An effort to improve education substantively in native schools that was hailed as a historic turning point in co-operation between aboriginal leaders and Ottawa has been thrown into jeopardy as native groups in one province after another have withdrawn from the process.

The Federation of Saskatchewan Indian Nations announced this week that it will not participate in a national panel on education established by the federal government and the Assembly of First Nations to look at ways to improve the outcomes for children attending kindergarten to Grade 12 in reserve schools.

Chiefs in Ontario and Quebec made similar decisions earlier this year. It total, about 230 native groups have refused to participate in the panel process, citing a lack of consultation and concerns that it will diminish the rights of aboriginal people to control their own education.

The FSIN said the intent of the panel announced last December by Aboriginal Affairs Minister John Duncan and Shawn Atleo, the chief of the Assembly of First Nations, is to create "one-size-fits-all" education legislation.

"At the end of the day, the panel will consult with an unrepresentative group of first nations across Canada and then influence federal legislation that is not aligned with our belief systems," Lyle Whitefish, the vice-chief of the FSIN, said in a statement. "While the federal government issued a residential school apology that included a commitment not to repeat the mistakes of the past, this national panel seems like a step back to the 'we know best' colonialist attitude."

Unfortunately, Mr. Whitefish said, "the AFN, our own national first nations organization, is not listening to us, and appears to have been co-opted by the federal government in supporting a process that will only serve to create legislation that weakens our treaty right to education."

Rather than taking part in the panel's regional meetings, the FSIN is collecting its own information about education on reserves to determine what a system that respects treaty rights would truly look like, Mr. Whitefish said. A similar process is being conducted in Ontario and Quebec, and a report, parallel to that of the panel, will be delivered to the Aboriginal Affairs Department and to the AFN.

Shifting Ottawa's relationship with native communities from confrontation to co-operation has been a major focus for Prime Minister Stephen Harper, and the education panel is part of a joint effort with the AFN to transform the schools, economies and quality of life on reserves. Lack of support among native leaders for one element of the plan, heralded as a major development when it was announced, could put the other parts in jeopardy.

Angus Toulouse, the regional chief of Ontario, said on Friday that the chiefs in his province rejected the national panel process at a meeting last April.

"What the first nations have said is that the national process fails to provide a clear understanding or agreement with Canada on how first nations will control the decision-making over our education and how that's going to be reflected in the process beyond the submissions in the final report," Mr. Toulouse said.

But he said there is broad understanding that native schools are underfunded and do not have the resources that have been given to non-aboriginal schools.

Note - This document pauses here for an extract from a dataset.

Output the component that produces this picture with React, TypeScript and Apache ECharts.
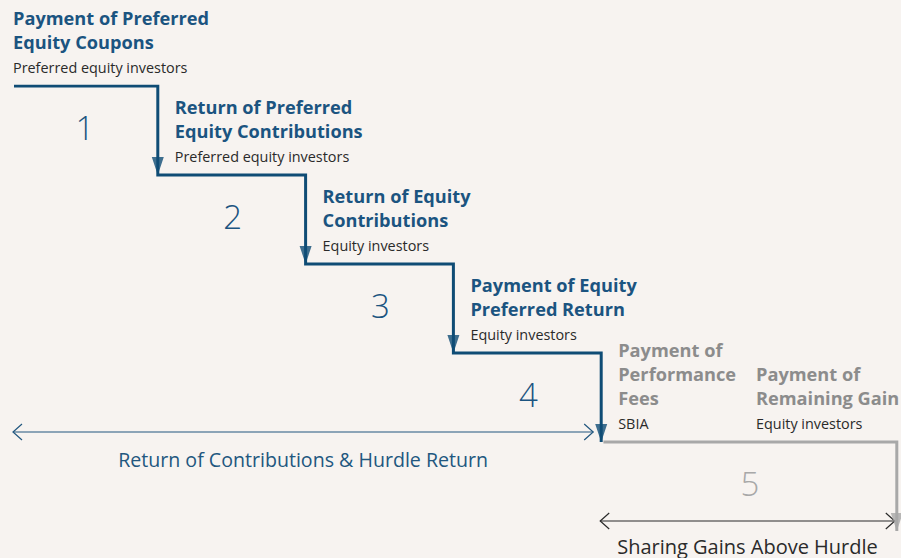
import React, { useEffect, useRef } from "react";
import * as echarts from "echarts";

// ---- data ----
const stepTitles: string[][] = [
  ["Payment of Preferred", "Equity Coupons"],
  ["Return of Preferred", "Equity Contributions"],
  ["Return of Equity", "Contributions"],
  ["Payment of Equity", "Preferred Return"],
  ["Payment of", "Performance", "Fees"],
];
const stepRecipients: string[] = [
  "Preferred equity investors",
  "Preferred equity investors",
  "Equity investors",
  "Equity investors",
  "SBIA",
];
const stepNumbers: string[] = ["1", "2", "3", "4", "5"];
// extra label within step 5
const extraTitle: string[] = ["Payment of", "Remaining Gain"];
const extraRecipient = "Equity investors";
// step widths (in step units)
const stepWidths: number[] = [1, 1, 1, 1, 2];
const spanLabels: string[] = ["Return of Contributions & Hurdle Return", "Sharing Gains Above Hurdle"];

// ---- styles ----
const BG = "#f7f3f0";
const BLUE = "#0f4c75";
const BLUE_TEXT = "#1b5480";
const SPAN_BLUE = "#22577f";
const GRAY_LINE = "#a8a8a8";
const GRAY_TEXT = "#8c8c8c";
const DARK = "#2a2a2a";
const FONT = "'Open Sans', 'Noto Sans', sans-serif";

export default function App() {
  const ref = useRef<HTMLDivElement>(null);
  useEffect(() => {
    if (!ref.current) return;
    const chart = echarts.init(ref.current, null, { renderer: "svg" });

    const bluePts: number[][] = [];
    const grayPts: number[][] = [];
    const blueArrows: number[][] = [];
    const grayArrows: number[][] = [];
    let x = 0;
    stepWidths.forEach((w, i) => {
      const pts = i < 4 ? bluePts : grayPts;
      const x0 = i === 0 ? x + 0.027 : x + 0.015;
      pts.push([x0, i], [x + w, i], [x + w, i + 1]);
      (i < 4 ? blueArrows : grayArrows).push([x + w, i + 1]);
      x += w;
    });
    const totalX = x;

    chart.setOption({
      animation: false,
      backgroundColor: BG,
      grid: { left: 10, right: 4.2, top: 86, bottom: 27 },
      xAxis: { type: "value", min: 0, max: totalX, show: false },
      yAxis: { type: "value", min: 0, max: 5, inverse: true, show: false },
      series: [
        {
          type: "line",
          data: bluePts,
          symbol: "none",
          lineStyle: { color: BLUE, width: 3, join: "miter", cap: "butt" },
          z: 3,
        },
        {
          type: "line",
          data: grayPts,
          symbol: "none",
          lineStyle: { color: GRAY_LINE, width: 3, join: "miter", cap: "butt" },
          z: 2,
        },
        {
          type: "scatter",
          data: blueArrows,
          symbol: "triangle",
          symbolSize: [12, 18],
          symbolRotate: 180,
          symbolOffset: [0, -9],
          itemStyle: { color: BLUE },
          z: 4,
        },
        {
          type: "scatter",
          data: grayArrows,
          symbol: "triangle",
          symbolSize: [12, 18],
          symbolRotate: 180,
          symbolOffset: [0, -9],
          itemStyle: { color: GRAY_LINE },
          z: 4,
        },
      ],
    });

    const px = (p: number[]) => chart.convertToPixel({ gridIndex: 0 }, p) as number[];

    const graphics: any[] = [];
    const addBlock = (left: number, lineY: number, title: string[], sub: string, color: string) => {
      const n = title.length;
      title.forEach((t, k) => {
        graphics.push({
          type: "text",
          x: left,
          y: lineY - 44 - (n - 1 - k) * 24,
          style: { text: t, fill: color, font: `bold 18.2px ${FONT}`, verticalAlign: "middle", align: "left" },
        });
      });
      graphics.push({
        type: "text",
        x: left,
        y: lineY - 19,
        style: { text: sub, fill: DARK, font: `14.4px ${FONT}`, verticalAlign: "middle", align: "left" },
      });
    };

    let sx = 0;
    stepWidths.forEach((w, i) => {
      const start = px([sx, i]);
      const end = px([sx + w, i]);
      const color = i < 4 ? BLUE_TEXT : GRAY_TEXT;
      const left = i === 0 ? start[0] + 3 : start[0] + 17;
      addBlock(left, start[1], stepTitles[i], stepRecipients[i], color);
      graphics.push({
        type: "text",
        x: (start[0] + end[0]) / 2 + 1,
        y: start[1] + 41,
        style: {
          text: stepNumbers[i],
          fill: i < 4 ? BLUE_TEXT : GRAY_LINE,
          font: `300 33px ${FONT}`,
          align: "center",
          verticalAlign: "middle",
        },
      });
      if (i === 4) {
        const mid = px([sx + 1, i]);
        addBlock(mid[0] + 7, mid[1], extraTitle, extraRecipient, GRAY_TEXT);
      }
      sx += w;
    });

    const addSpan = (x0: number, x1: number, y: number, ty: number, fs: number, label: string, color: string, textColor: string) => {
      graphics.push({
        type: "line",
        shape: { x1: x0, y1: y, x2: x1, y2: y },
        style: { stroke: color, lineWidth: 1.2 },
      });
      graphics.push({
        type: "polyline",
        shape: { points: [[x0 + 9, y - 8], [x0, y], [x0 + 9, y + 8]] },
        style: { stroke: color, lineWidth: 1.2, fill: null },
      });
      graphics.push({
        type: "polyline",
        shape: { points: [[x1 - 9, y - 8], [x1, y], [x1 - 9, y + 8]] },
        style: { stroke: color, lineWidth: 1.2, fill: null },
      });
      graphics.push({
        type: "text",
        x: (x0 + x1) / 2,
        y: y + ty,
        style: { text: label, fill: textColor, font: `${fs}px ${FONT}`, align: "center", verticalAlign: "middle" },
      });
    };
    const a0 = px([0, 4]);
    const a1 = px([4, 4]);
    addSpan(a0[0] + 3, a1[0] - 8, a0[1] - 10, 27, 19.6, spanLabels[0], SPAN_BLUE, SPAN_BLUE);
    const b0 = px([4, 5]);
    const b1 = px([totalX, 5]);
    addSpan(b0[0] - 1, b1[0] - 2, b0[1] - 10, 25, 20, spanLabels[1], DARK, DARK);

    chart.setOption({ graphic: graphics });

    return () => chart.dispose();
  }, []);

  return (
    <div
      ref={ref}
      style={{ width: 901, height: 558, position: "fixed", left: 0, top: 0, background: BG }}
    />
  );
}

Mr. Duncan was unavailable for comment on Friday. His spokeswoman, Michelle Yao, said it is important to note that individual native communities from some of the regions that have bowed out of the process have expressed an interest in continuing the discussions.

Mr. Atleo could also not be reached on Friday. In a statement, the AFN pointed out that the work of the national panel was supported by a resolution at its annual general assembly last month. The AFN also said it was founded on a commitment to uphold native rights and treaty rights and "will never compromise on any of these rights or principles."

But Isadore Day, the chief of the Serpent River First Nation in Northern Ontario, said he does not see the point of having a panel to tell native communities what they already know: that investment spending and effective delivery of kindergarten to Grade 12 on reserves need attention.

Mr. Day and other native leaders are upset that they were not consulted before the panel was announced. "If you are going to proceed with an initiative of that magnitude," he said, "then there obviously should be some level of preparation and discussion with the leadership across the country."